So, this will be my last post about the real history that lies in “So The Taino Call It.” The previous four posts have been about the explorers, the men who traveled west to find the East and found something completely different. Today’s post is about what and who they found.

There’s a lot of mystery and misinformation concerning Columbus’s first voyage to the Caribbean. No one has ever confirmed, for example, which island he first landed on, other than that it was located in the Bahamas. Even Juan de la Cosa’s map (drawn by a man who was actually there) doesn’t make it clear where the island was located. The jury is still out, and I kind of like the mystery.

It is known, however, that Columbus met groups of natives who called themselves the Taino (good people). Distantly related to the Arawak, another Caribbean people, the Taino lived in densely populated villages on the islands of Hispaniola, Jamaica, Cuba, Puerto Rico, the Virgin Islands and the Bahamas. They had originally emigrated to the islands from South America.

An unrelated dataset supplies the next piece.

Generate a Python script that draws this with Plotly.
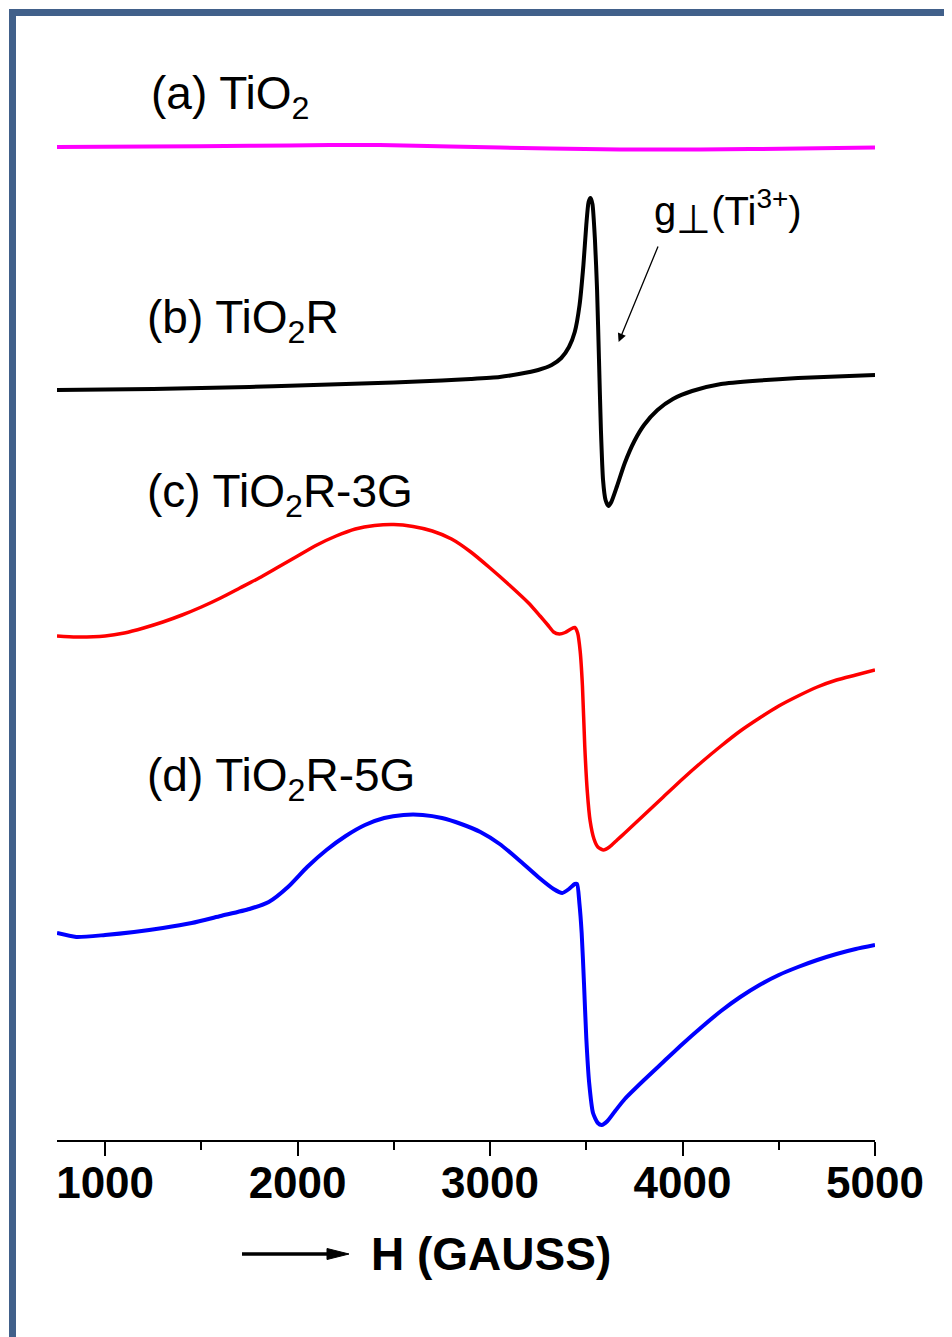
import plotly.graph_objects as go

# ---------------- data (field in gauss, signal in a.u.) ----------------
field_a = [750, 1233, 1753, 2168, 2428, 2792, 3312, 3675, 4091, 4611, 5000]
sig_a = [0, 0.05, 0.12, 0.2, 0.2, 0.05, -0.15, -0.25, -0.25, -0.15, -0.05]

field_b = [750, 1000, 1250, 1500, 1750, 2000, 2250, 2500, 2750, 2900, 3050, 3150,
           3250, 3320, 3370, 3410, 3440, 3465, 3485, 3500, 3512, 3522, 3532, 3545,
           3556, 3566, 3576, 3587, 3600, 3615, 3630, 3660, 3700, 3750, 3800, 3870,
           3950, 4050, 4200, 4400, 4600, 4800, 5000]
sig_b = [0, 0.05, 0.1, 0.2, 0.3, 0.45, 0.6, 0.75, 0.95, 1.1, 1.3, 1.6,
         2.0, 2.5, 3.2, 4.3, 5.8, 8.5, 12.5, 16.5, 18.8, 19.2, 18.6, 15.0,
         10.0, 3.0, -4.0, -9.0, -11.0, -11.6, -11.2, -9.6, -7.3, -5.1, -3.5, -2.0,
         -0.9, -0.1, 0.6, 0.95, 1.2, 1.35, 1.5]

field_c = [750, 850, 1000, 1100, 1200, 1300, 1400, 1500, 1600, 1700, 1800, 1900,
           2000, 2100, 2200, 2300, 2400, 2500, 2600, 2700, 2800, 2900, 3000, 3100,
           3200, 3260, 3300, 3330, 3360, 3390, 3420, 3440, 3455, 3468, 3480, 3492,
           3505, 3520, 3540, 3560, 3590, 3620, 3660, 3700, 3800, 3900, 4000, 4100,
           4200, 4300, 4400, 4500, 4600, 4700, 4800, 4900, 5000]
sig_c = [0, -0.1, 0.0, 0.3, 0.8, 1.4, 2.1, 2.9, 3.8, 4.8, 5.8, 6.9,
         8.0, 9.1, 10.0, 10.7, 11.05, 11.15, 10.95, 10.5, 9.7, 8.4, 6.8, 5.1,
         3.3, 2.0, 1.1, 0.4, 0.2, 0.35, 0.7, 0.85, 0.3, -1.5, -5.0, -11.0,
         -15.5, -18.5, -20.3, -21.1, -21.4, -21.1, -20.4, -19.7, -17.9, -16.1, -14.3, -12.6,
         -11.0, -9.5, -8.2, -7.0, -6.0, -5.1, -4.4, -3.9, -3.4]

field_d = [750, 850, 1000, 1150, 1300, 1450, 1600, 1750, 1850, 1950, 2050, 2150,
           2250, 2350, 2450, 2550, 2650, 2750, 2850, 2950, 3050, 3150, 3250, 3330,
           3375, 3410, 3440, 3452, 3464, 3476, 3488, 3500, 3515, 3535, 3560, 3580,
           3610, 3650, 3700, 3800, 3900, 4000, 4100, 4200, 4300, 4400, 4500, 4600,
           4700, 4800, 4900, 5000]
sig_d = [0, -0.4, -0.2, 0.1, 0.5, 1.0, 1.7, 2.4, 3.1, 4.6, 6.6, 8.3,
         9.7, 10.8, 11.5, 11.8, 11.8, 11.5, 10.9, 10.1, 8.9, 7.3, 5.6, 4.4,
         4.0, 4.4, 4.9, 4.9, 3.0, 0, -5.0, -10.5, -15.0, -18.0, -19.0, -19.2,
         -18.8, -17.8, -16.6, -14.7, -12.9, -11.1, -9.4, -7.8, -6.4, -5.2, -4.2, -3.4,
         -2.7, -2.1, -1.6, -1.2]

# vertical stacking offsets of the spectra (a.u.)
offsets = [99.3, 75.0, 50.4, 20.7]
labels = ["(a) TiO<sub>2</sub>", "(b) TiO<sub>2</sub>R",
          "(c) TiO<sub>2</sub>R-3G", "(d) TiO<sub>2</sub>R-5G"]
colors = ["#ff00ff", "#000000", "#ff0000", "#0000ff"]
label_x = [1229, 1209, 1209, 1209]
label_y = [104.4, 82.0, 64.6, 36.2]

x_ticks = [1000, 2000, 3000, 4000, 5000]
x_minor = [1500, 2500, 3500, 4500]

# ---------------- layout geometry ----------------
# page body has an 8px margin, so the figure is 8px smaller than the window
OFF = 8
W, H = 952 - OFF, 1337 - OFF
PL, PR, PT, PB = 57, 875, 20, 1140          # plot area in window pixels
ML, MR, MT, MB = PL - OFF, W - (PR - OFF), PT - OFF, H - (PB - OFF)
PW, PH = PR - PL, PB - PT


def px(xp):
    return (xp - PL) / PW


def py(yp):
    return (PB - yp) / PH


fig = go.Figure()
series = [(field_a, sig_a), (field_b, sig_b), (field_c, sig_c), (field_d, sig_d)]
widths = [4, 4, 3.5, 4]
for (fx, sy), off, col, w in zip(series, offsets, colors, widths):
    fig.add_trace(go.Scatter(
        x=fx, y=[v + off for v in sy], mode="lines",
        line=dict(color=col, width=w, shape="spline", smoothing=0.6),
        showlegend=False, hoverinfo="skip"))

font_fam = "Liberation Sans, Arial, sans-serif"
annotations = []
for t, lx, ly in zip(labels, label_x, label_y):
    annotations.append(dict(x=lx, y=ly, xref="x", yref="y", text=t, showarrow=False,
                            xanchor="left", yanchor="middle",
                            font=dict(family=font_fam, size=46, color="black")))

# g-perp annotation with arrow
annotations.append(dict(x=px(652), y=py(212), xref="paper", yref="paper",
                        text="g<sub><span style='font-size:40px'>⊥</span></sub>(Ti<sup>3+</sup>)",
                        showarrow=False, xanchor="left", yanchor="middle",
                        font=dict(family=font_fam, size=40, color="black")))
annotations.append(dict(x=3668, y=79.8, xref="x", yref="y", text="", showarrow=True,
                        ax=40, ay=-97, arrowhead=2, arrowsize=1.3, arrowwidth=1.3,
                        arrowcolor="black"))

# axis title
annotations.append(dict(x=px(369), y=py(1254), xref="paper", yref="paper",
                        text="<b>H (GAUSS)</b>", showarrow=False,
                        xanchor="left", yanchor="middle",
                        font=dict(family=font_fam, size=46, color="black")))

frame_col = "#41608a"
shapes = [
    # axis-title arrow
    dict(type="line", xref="paper", yref="paper", x0=px(242), x1=px(332),
         y0=py(1254), y1=py(1254), line=dict(color="black", width=3.5)),
    dict(type="path", xref="paper", yref="paper",
         path=f"M{px(327)},{py(1248.5)} L{px(349)},{py(1254)} L{px(327)},{py(1259.5)} Z",
         fillcolor="black", line=dict(color="black", width=1)),
    # frame (left and top borders)
    dict(type="rect", xref="paper", yref="paper", x0=px(9), x1=px(16),
         y0=py(1345), y1=py(9), fillcolor=frame_col, line=dict(width=0)),
    dict(type="rect", xref="paper", yref="paper", x0=px(9), x1=px(960),
         y0=py(16), y1=py(9), fillcolor=frame_col, line=dict(width=0)),
]

fig.update_layout(
    width=W, height=H, autosize=False,
    margin=dict(l=ML, r=MR, t=MT, b=MB, pad=0),
    paper_bgcolor="white", plot_bgcolor="white",
    showlegend=False,
    annotations=annotations, shapes=shapes,
    xaxis=dict(range=[750, 5000], tickvals=x_ticks, ticktext=[str(v) for v in x_ticks],
               showgrid=False, zeroline=False,
               showline=True, linecolor="black", linewidth=2,
               ticks="outside", ticklen=14, tickwidth=2, tickcolor="black",
               minor=dict(tickvals=x_minor, ticks="outside",
                          ticklen=8, tickwidth=2, tickcolor="black"),
               tickfont=dict(family=font_fam, size=44, color="black", weight="bold"),
               ticklabelstandoff=-11),
    yaxis=dict(range=[0, PH / 10], visible=False, showgrid=False, zeroline=False),
)

fig.write_html("out.html")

When I first started writing “So The Taino Call It,” I was intimidated by the prospect of writing about people I really knew nothing about, but I love research, so I strengthened my nerve and leaped in. Fortunately, the internet and Smithsonian magazine, among other resources, came to my aid and I was able to discover quite a lot about the Taino people, their culture, and what transpired when they met Columbus and his crew. The October 2011 issue of Smithsonian has a fascinating article, “What Became of the Taino”, that I learned a lot from, including such cool tidbits as the Taino’s knowledge of how to extract cyanide from yucca plants and how they used pepper gas as a weapon. It also has some great photos that are definitely worth taking a peek at. These pictures were a large influence on my writing, especially the one of Mácocael, the unfortunate sentinel of the Taino’s ancestral caves.

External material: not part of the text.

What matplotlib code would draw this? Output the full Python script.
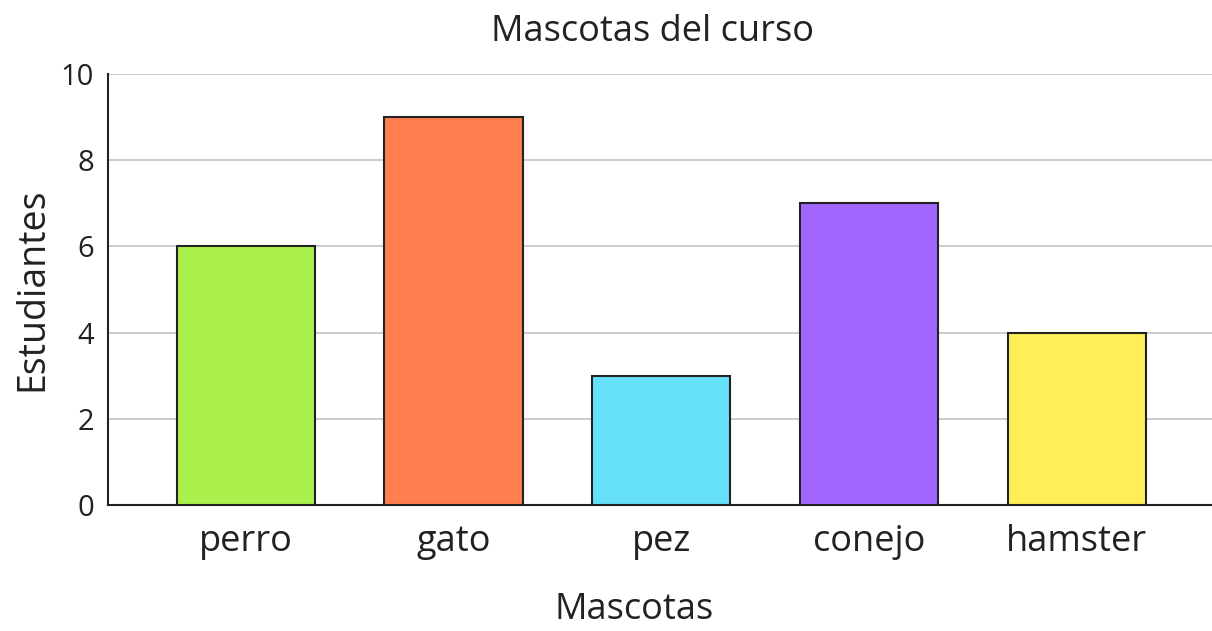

None of the Taino characters in my story are based on actual people, although a couple of their names are, most prominently, Anacaona. In “So The Taino Call It,” Anacaona is a young woman who befriends my narrator and teaches him her language and about her people. In real history, she was a Taino cacica (chief) who lived on the island now called Hispaniola (where Haiti and the Dominican Republic share space). Also known as the Golden Flower, she was a composer of ballads and narrative poems as well as a ruler of her people, and is revered as a national hero in Haiti.

cover of Anacaona Golden Flower

Cover of the YA novel Anacaona Golden Flower by Edwidge Danticat–part of the Royal Diaries series

Anacaona actually met Columbus in 1496, according to several sources, including Bartolomé de las Casas in his book A Short Account of the Destruction of the Indies. She and her brother Bohechio negotiated with him over what tribute they would have to pay to the Spanish invaders. That meeting didn’t end well for either of them. According to the book Revolutionary Freedoms: A History of Survival, Strength and Imagination in Haiti, it’s believed that Bohechio died partly from remorse for not being able to protect his territory of Xaragua from the Europeans. Anacaona’s cause of death is more clear.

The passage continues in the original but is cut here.